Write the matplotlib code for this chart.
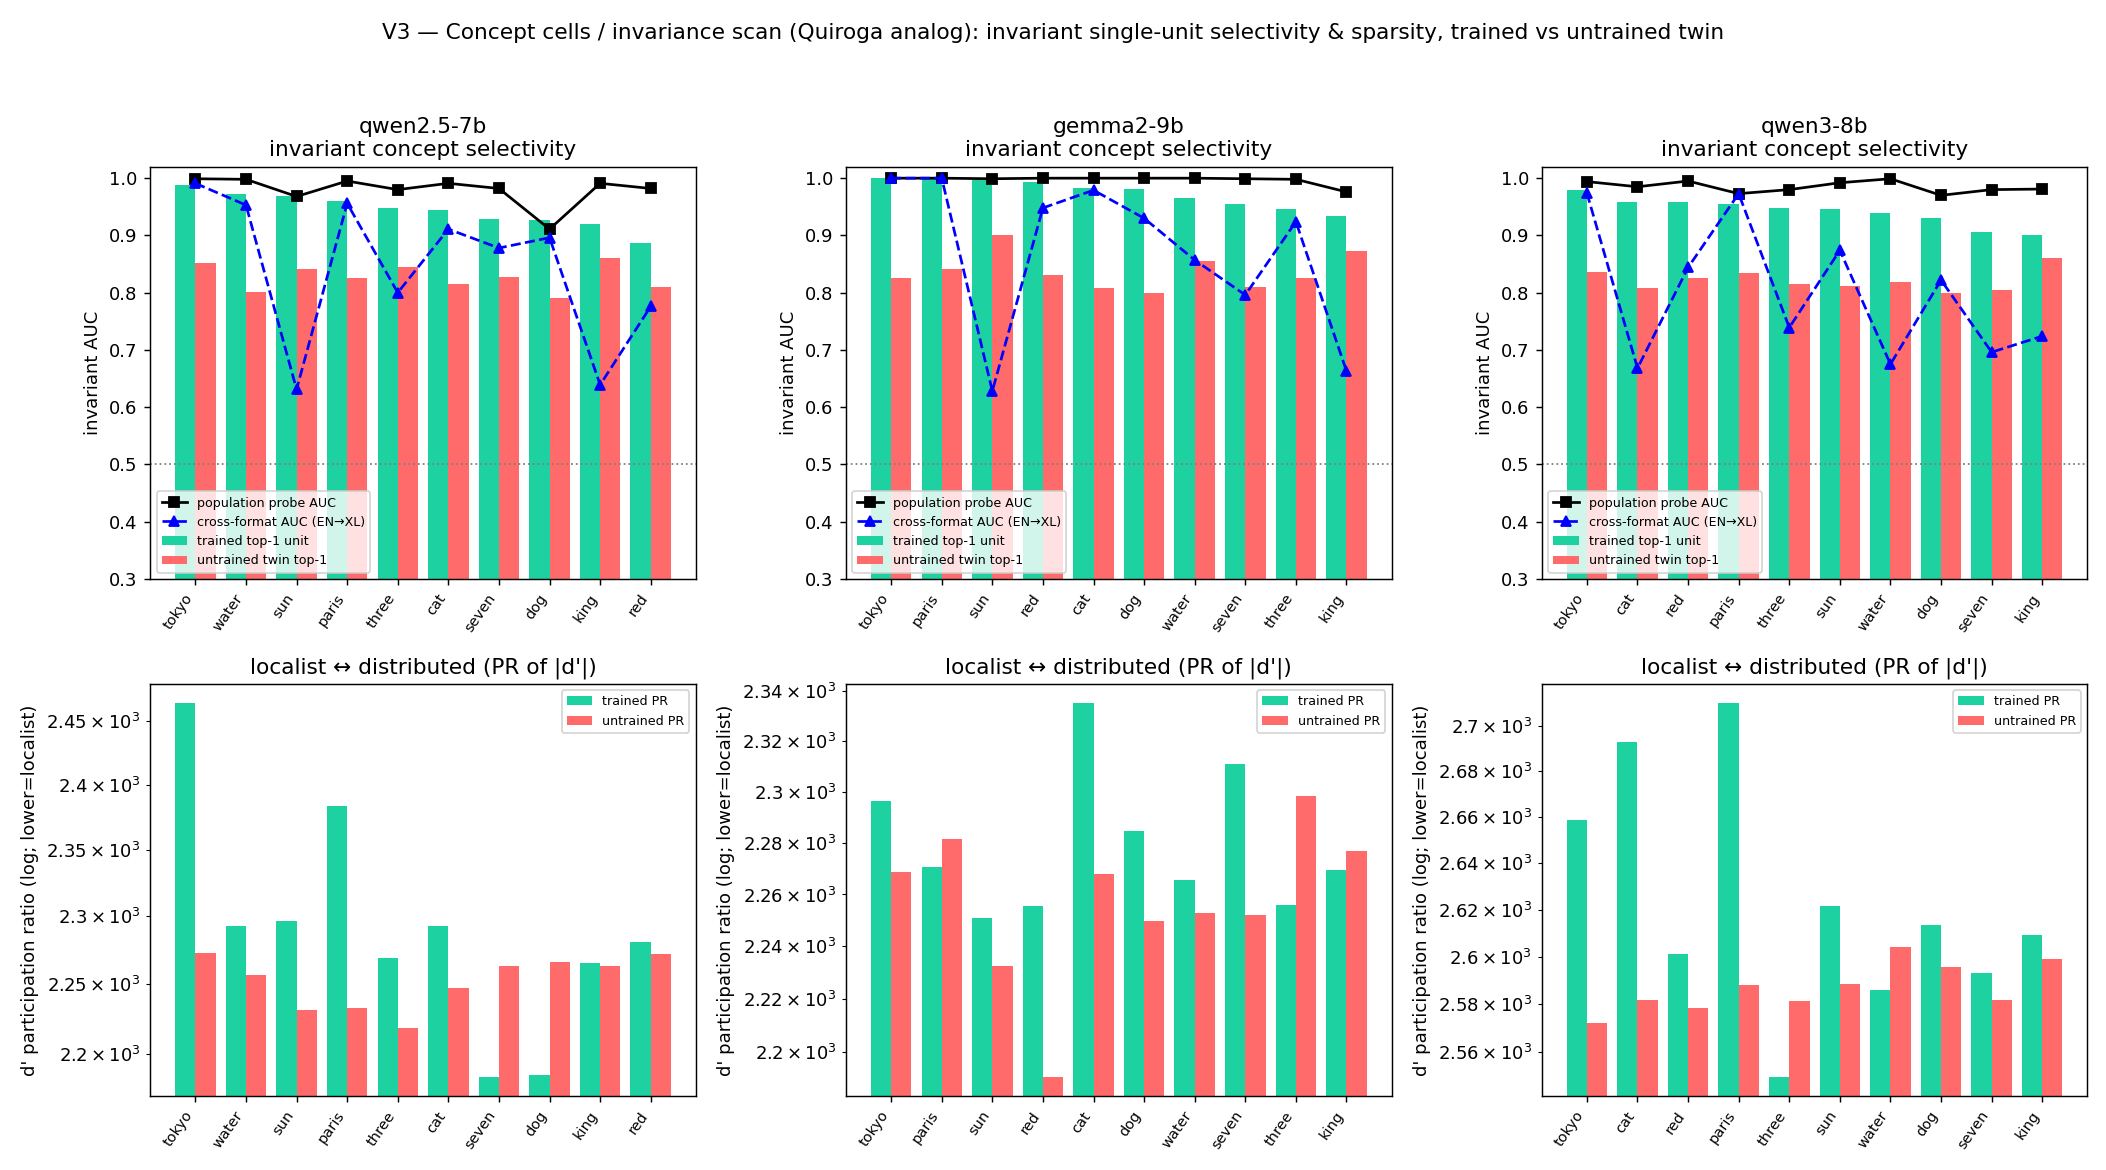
import matplotlib
matplotlib.use("Agg")
import matplotlib.pyplot as plt
import numpy as np

# model names and concepts (ordered by trained top-1 AUC per model)
models = ["qwen2.5-7b", "gemma2-9b", "qwen3-8b"]
concepts = [
    ["tokyo", "water", "sun", "paris", "three", "cat", "seven", "dog", "king", "red"],
    ["tokyo", "paris", "sun", "red", "cat", "dog", "water", "seven", "three", "king"],
    ["tokyo", "cat", "red", "paris", "three", "sun", "water", "dog", "seven", "king"],
]

# invariant AUC values
trained_auc = [
    [0.988, 0.973, 0.969, 0.960, 0.948, 0.945, 0.929, 0.927, 0.920, 0.887],
    [1.000, 1.000, 0.998, 0.994, 0.983, 0.981, 0.966, 0.955, 0.946, 0.934],
    [0.980, 0.959, 0.959, 0.955, 0.948, 0.946, 0.939, 0.931, 0.906, 0.901],
]
untrained_auc = [
    [0.852, 0.801, 0.842, 0.826, 0.845, 0.815, 0.828, 0.791, 0.861, 0.810],
    [0.826, 0.842, 0.901, 0.831, 0.808, 0.800, 0.856, 0.810, 0.826, 0.873],
    [0.836, 0.808, 0.826, 0.835, 0.815, 0.812, 0.819, 0.800, 0.805, 0.861],
]
population_auc = [
    [0.999, 0.998, 0.968, 0.995, 0.980, 0.991, 0.982, 0.911, 0.991, 0.982],
    [1.000, 1.000, 0.999, 1.000, 1.000, 1.000, 1.000, 0.999, 0.998, 0.976],
    [0.994, 0.985, 0.995, 0.973, 0.980, 0.992, 0.999, 0.970, 0.980, 0.981],
]
crossformat_auc = [
    [0.991, 0.953, 0.631, 0.956, 0.800, 0.911, 0.878, 0.896, 0.639, 0.776],
    [1.000, 1.000, 0.628, 0.948, 0.979, 0.930, 0.857, 0.796, 0.924, 0.663],
    [0.974, 0.668, 0.844, 0.973, 0.739, 0.874, 0.675, 0.822, 0.696, 0.724],
]

# participation ratio of |d'| per concept
trained_pr = [
    [2464.5, 2292.4, 2296.1, 2383.8, 2268.8, 2292.4, 2183.2, 2185.1, 2265.2, 2280.6],
    [2296.6, 2270.8, 2251.1, 2255.7, 2335.4, 2284.8, 2265.8, 2311.1, 2256.1, 2269.3],
    [2659.0, 2693.1, 2601.0, 2710.3, 2549.3, 2621.9, 2585.8, 2613.4, 2593.0, 2609.5],
]
untrained_pr = [
    [2272.5, 2256.4, 2231.0, 2232.5, 2218.1, 2246.9, 2263.0, 2265.9, 2263.0, 2271.8],
    [2268.9, 2281.7, 2232.7, 2190.4, 2268.1, 2249.6, 2253.0, 2251.9, 2298.5, 2277.0],
    [2571.9, 2581.6, 2578.2, 2587.9, 2581.1, 2588.3, 2604.4, 2595.9, 2581.6, 2598.9],
]

GREEN = "#1dd1a1"
RED = "#ff6b6b"

fig, axes = plt.subplots(2, 3, figsize=(16.2, 9), dpi=130)
fig.suptitle("V3 \u2014 Concept cells / invariance scan (Quiroga analog): invariant single-unit "
             "selectivity & sparsity, trained vs untrained twin", fontsize=12)

w = 0.4
for j, model in enumerate(models):
    x = np.arange(len(concepts[j]))

    # top row: AUCs
    ax = axes[0, j]
    ax.bar(x - w / 2, trained_auc[j], w, color=GREEN, label="trained top-1 unit")
    ax.bar(x + w / 2, untrained_auc[j], w, color=RED, label="untrained twin top-1")
    ax.plot(x, population_auc[j], "s-", color="black", label="population probe AUC")
    ax.plot(x, crossformat_auc[j], "^--", color="blue", label="cross-format AUC (EN\u2192XL)")
    ax.axhline(0.5, color="gray", ls=":", lw=1)
    ax.set_ylim(0.3, 1.02)
    ax.set_xticks(x)
    ax.set_xticklabels(concepts[j], rotation=55, ha="right", fontsize=8)
    ax.set_ylabel("invariant AUC")
    ax.set_title(model + "\ninvariant concept selectivity")
    ax.legend(loc="lower left", fontsize=7)

    # bottom row: participation ratio (log)
    ax = axes[1, j]
    ax.bar(x - w / 2, trained_pr[j], w, color=GREEN, label="trained PR")
    ax.bar(x + w / 2, untrained_pr[j], w, color=RED, label="untrained PR")
    ax.set_yscale("log")
    ax.set_xticks(x)
    ax.set_xticklabels(concepts[j], rotation=55, ha="right", fontsize=8)
    ax.set_ylabel("d' participation ratio (log; lower=localist)")
    ax.set_title("localist \u2194 distributed (PR of |d'|)")
    ax.legend(loc="upper right", fontsize=7)

plt.subplots_adjust(left=0.0714, right=0.9911, top=0.8575, bottom=0.0632,
                    wspace=0.2757, hspace=0.255)
plt.savefig("out.png")
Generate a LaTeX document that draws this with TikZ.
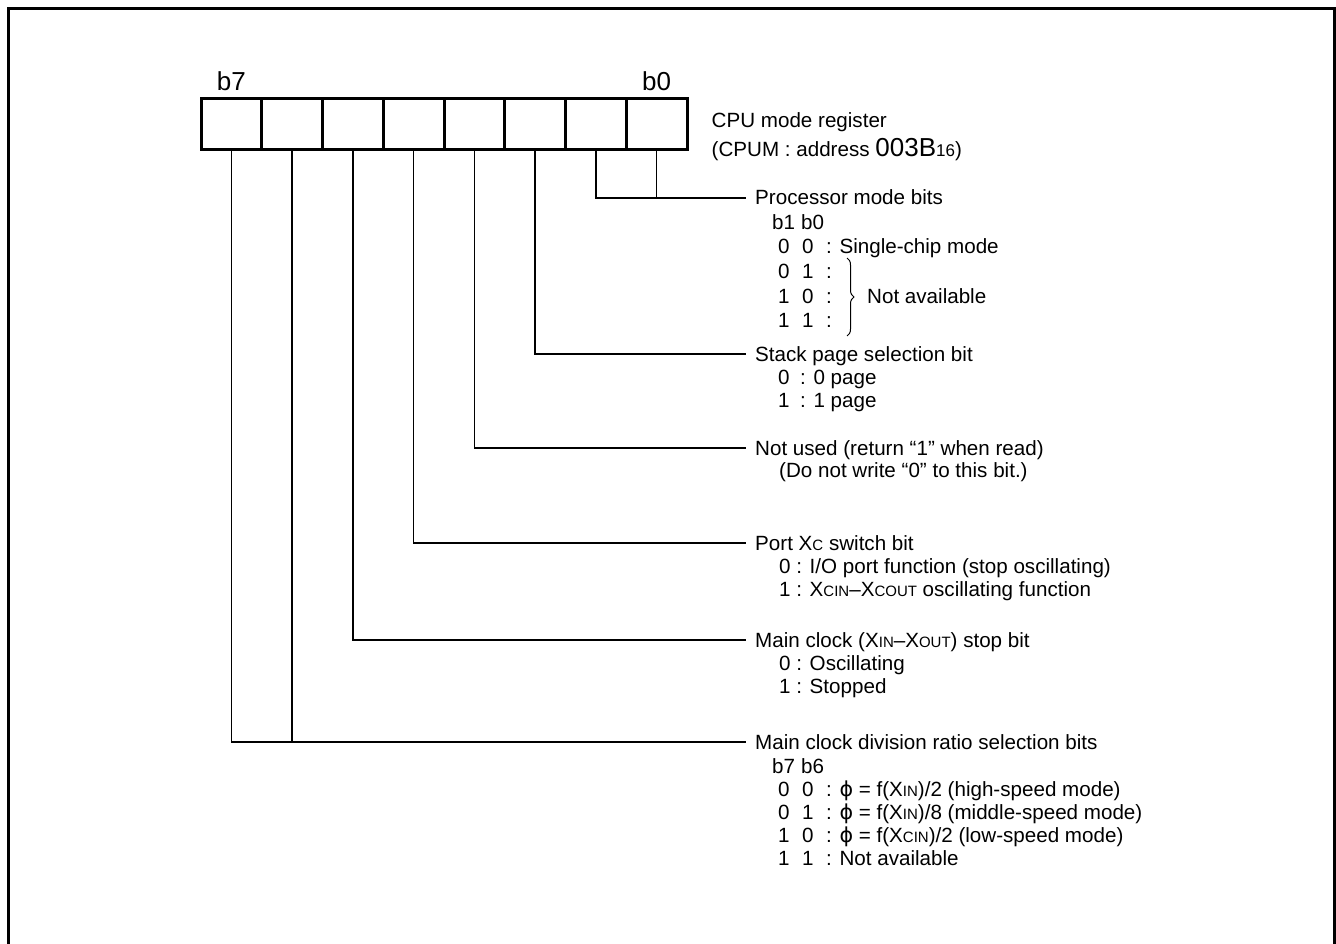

• Exercise instructions:
Leave the pictures out and write out every entry exactly as given.

• Complete answer:
Write the matplotlib code for this chart.
import matplotlib
matplotlib.use("Agg")
import matplotlib.pyplot as plt
import numpy as np

# model names and concepts (ordered by trained top-1 AUC per model)
models = ["qwen2.5-7b", "gemma2-9b", "qwen3-8b"]
concepts = [
    ["tokyo", "water", "sun", "paris", "three", "cat", "seven", "dog", "king", "red"],
    ["tokyo", "paris", "sun", "red", "cat", "dog", "water", "seven", "three", "king"],
    ["tokyo", "cat", "red", "paris", "three", "sun", "water", "dog", "seven", "king"],
]

# invariant AUC values
trained_auc = [
    [0.988, 0.973, 0.969, 0.960, 0.948, 0.945, 0.929, 0.927, 0.920, 0.887],
    [1.000, 1.000, 0.998, 0.994, 0.983, 0.981, 0.966, 0.955, 0.946, 0.934],
    [0.980, 0.959, 0.959, 0.955, 0.948, 0.946, 0.939, 0.931, 0.906, 0.901],
]
untrained_auc = [
    [0.852, 0.801, 0.842, 0.826, 0.845, 0.815, 0.828, 0.791, 0.861, 0.810],
    [0.826, 0.842, 0.901, 0.831, 0.808, 0.800, 0.856, 0.810, 0.826, 0.873],
    [0.836, 0.808, 0.826, 0.835, 0.815, 0.812, 0.819, 0.800, 0.805, 0.861],
]
population_auc = [
    [0.999, 0.998, 0.968, 0.995, 0.980, 0.991, 0.982, 0.911, 0.991, 0.982],
    [1.000, 1.000, 0.999, 1.000, 1.000, 1.000, 1.000, 0.999, 0.998, 0.976],
    [0.994, 0.985, 0.995, 0.973, 0.980, 0.992, 0.999, 0.970, 0.980, 0.981],
]
crossformat_auc = [
    [0.991, 0.953, 0.631, 0.956, 0.800, 0.911, 0.878, 0.896, 0.639, 0.776],
    [1.000, 1.000, 0.628, 0.948, 0.979, 0.930, 0.857, 0.796, 0.924, 0.663],
    [0.974, 0.668, 0.844, 0.973, 0.739, 0.874, 0.675, 0.822, 0.696, 0.724],
]

# participation ratio of |d'| per concept
trained_pr = [
    [2464.5, 2292.4, 2296.1, 2383.8, 2268.8, 2292.4, 2183.2, 2185.1, 2265.2, 2280.6],
    [2296.6, 2270.8, 2251.1, 2255.7, 2335.4, 2284.8, 2265.8, 2311.1, 2256.1, 2269.3],
    [2659.0, 2693.1, 2601.0, 2710.3, 2549.3, 2621.9, 2585.8, 2613.4, 2593.0, 2609.5],
]
untrained_pr = [
    [2272.5, 2256.4, 2231.0, 2232.5, 2218.1, 2246.9, 2263.0, 2265.9, 2263.0, 2271.8],
    [2268.9, 2281.7, 2232.7, 2190.4, 2268.1, 2249.6, 2253.0, 2251.9, 2298.5, 2277.0],
    [2571.9, 2581.6, 2578.2, 2587.9, 2581.1, 2588.3, 2604.4, 2595.9, 2581.6, 2598.9],
]

GREEN = "#1dd1a1"
RED = "#ff6b6b"

fig, axes = plt.subplots(2, 3, figsize=(16.2, 9), dpi=130)
fig.suptitle("V3 \u2014 Concept cells / invariance scan (Quiroga analog): invariant single-unit "
             "selectivity & sparsity, trained vs untrained twin", fontsize=12)

w = 0.4
for j, model in enumerate(models):
    x = np.arange(len(concepts[j]))

    # top row: AUCs
    ax = axes[0, j]
    ax.bar(x - w / 2, trained_auc[j], w, color=GREEN, label="trained top-1 unit")
    ax.bar(x + w / 2, untrained_auc[j], w, color=RED, label="untrained twin top-1")
    ax.plot(x, population_auc[j], "s-", color="black", label="population probe AUC")
    ax.plot(x, crossformat_auc[j], "^--", color="blue", label="cross-format AUC (EN\u2192XL)")
    ax.axhline(0.5, color="gray", ls=":", lw=1)
    ax.set_ylim(0.3, 1.02)
    ax.set_xticks(x)
    ax.set_xticklabels(concepts[j], rotation=55, ha="right", fontsize=8)
    ax.set_ylabel("invariant AUC")
    ax.set_title(model + "\ninvariant concept selectivity")
    ax.legend(loc="lower left", fontsize=7)

    # bottom row: participation ratio (log)
    ax = axes[1, j]
    ax.bar(x - w / 2, trained_pr[j], w, color=GREEN, label="trained PR")
    ax.bar(x + w / 2, untrained_pr[j], w, color=RED, label="untrained PR")
    ax.set_yscale("log")
    ax.set_xticks(x)
    ax.set_xticklabels(concepts[j], rotation=55, ha="right", fontsize=8)
    ax.set_ylabel("d' participation ratio (log; lower=localist)")
    ax.set_title("localist \u2194 distributed (PR of |d'|)")
    ax.legend(loc="upper right", fontsize=7)

plt.subplots_adjust(left=0.0714, right=0.9911, top=0.8575, bottom=0.0632,
                    wspace=0.2757, hspace=0.255)
plt.savefig("out.png")
Generate a LaTeX document that draws this with TikZ.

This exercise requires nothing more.